Ans. The principal religious rites of the law given to Moses were sacrifices offered to God; they were either bloody, in which were offered heifers, and sheep, and goats, and doves; or unbloody, in which were offered cakes, and unleavened bread, and wine.

It is not a matter of surprise that a Roman Catholic bishop should indorse this book, but that the author of “Practical Christian Sociology” and the editor of the Presbyterian Banner and “other Protestants” should indorse it show how far the so-called Protestant profession has become like the Roman Catholic. When Roman Catholics and Protestants unite, it is only by surrender on the part of the latter. Roman Catholicism has not abated one jot of her claims nor modified in one tittle her doctrine; and the only way it is possible for Roman Catholics and Protestants ever to unite is by the Protestants becoming Roman Catholic, if not in name at least in doctrine and methods. Rome is willing that the Bible should be taught in the public schools if she is permitted to put her gloss upon it; she is even anxious that “Christian morals” should be taught if only she prepares the “easy” lessons. She is willing that all the so-called “moral” and “Christian” reforms should receive aid from the State either in money or influence, if she is allowed to so color them that they contribute directly or indirectly to her upbuilding, but not otherwise. “Rome never changes.”

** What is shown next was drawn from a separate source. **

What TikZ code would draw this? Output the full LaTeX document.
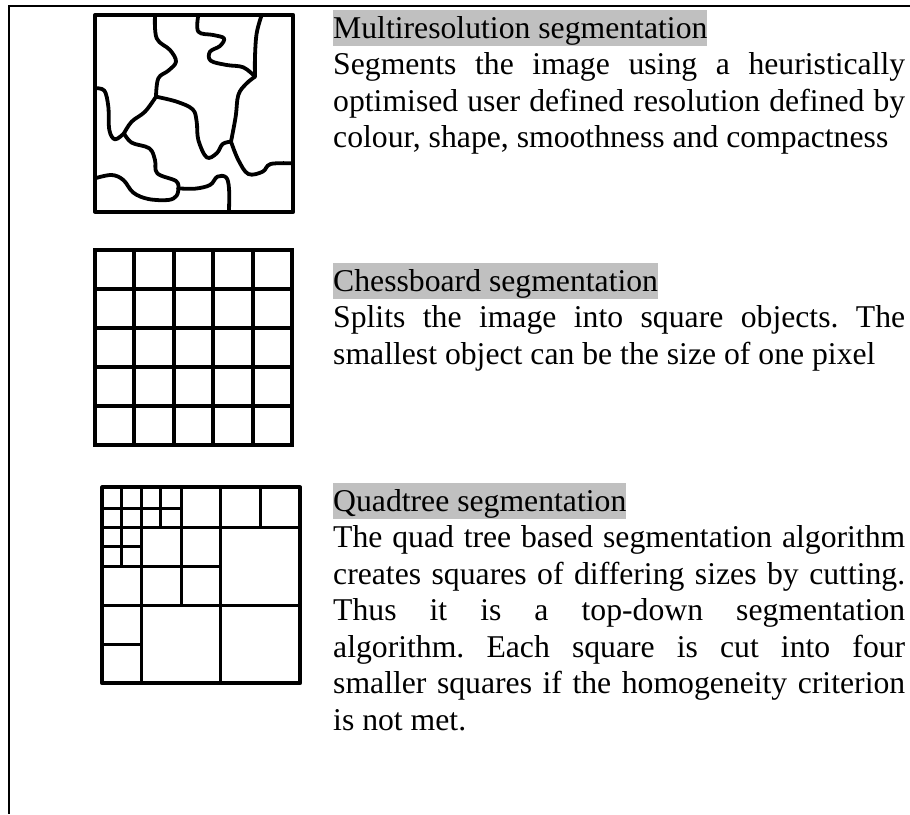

But how far would the author of “Practical Christian Sociology” carry this matter of Christian instruction in the public schools? Let the book itself answer the question:—

“A Christian nation,” may consistently insist “with malice toward none and charity for all,” that the public schools of a “Christian nation” shall teach an authoritative Christian morality. 514

But this still leaves unanswered the question how far shall this teaching go? Again we quote:—

Compulsory hygienic education, “with special reference to alcoholics and narcotics,” shows that health and strength as well as morals and religion call for total abstinence not only from alcoholic beverages but also from tobacco, and the impurity which both provoke and promote. And the hygienic necessity of sabbath rest also to the best health and longest life is soon to be added in connection with Dr. A. Haegler’s chart.

Dr. Haegler calls attention to the chemical facts of expenditure and repair in constituents of the blood, as demonstrated by Pillerkofer and Voit, who showed that the nightly rest after the day’s work did not afford a complete recuperation of the vital forces and was insufficient to keep the mind and body in tone; but that, if this reparation is not supplemented by an occasional longer period of rest, the system is subjected to a gradual falling in pitch. 515

Here stands revealed the goal that “Practical Christian Sociologists” would reach; they would teach a “morality” that included the religious observance of Sunday, for in his book, “The Sabbath for Man,” Dr. Crafts insists that a purely civil rest is not sufficient. “Take the religion out,” says he, “and you take the rest out.”

And in giving this “instruction” Dr. A. Haegler’s utterly misleading chart is to be used?

It is true that abstinence from labor one day in seven, if it is not accompanied with dissipation, gives physical rest, but rest is not the great object of the Sabbath, and to so teach children is monstrously wicked. Of course Sunday is not the Sabbath, but the scheme to teach “an authoritatively Christian morality” means the teaching of the children that Sunday is the Sabbath and that the great object of the Sabbath is rest. As well might they teach that baptism is for the putting away of the filth of the flesh!

It is not true that the object of the Sabbath is physical rest. People who keep no sabbath live quite as long and enjoy quite as good health, other things being equal, as do those who have the regular weekly rest. March 11, 1890, the writer heard Bishop Andrews, of the Methodist Episcopal Church, who had just returned from China, say: “In China they have no septennial division of time, no weekly rest day, merely annual festivals. They work right along all the time with no day of rest as such; yet they live to a very advanced age. This fact has led one of the most careful thinkers who has ever been sent as missionary to China, to raise a serious question whether the great purpose of the Sabbath is not for worship and communion with the other world.”

“The Sabbath was made for man,” but not alone nor even primarily for his physical necessities. “Moreover also I gave them my Sabbaths, that they might know that I am the Lord that sanctify them.” 516 But “Practical Christian Sociology” proposes to teach the children of all the people at public expense that the great object of the Sabbath is physical rest, and to impress this falsehood upon their minds by means of an utterly misleading chart. As we have intimated more than once in the past, such sociology may be practical but it is not Christian.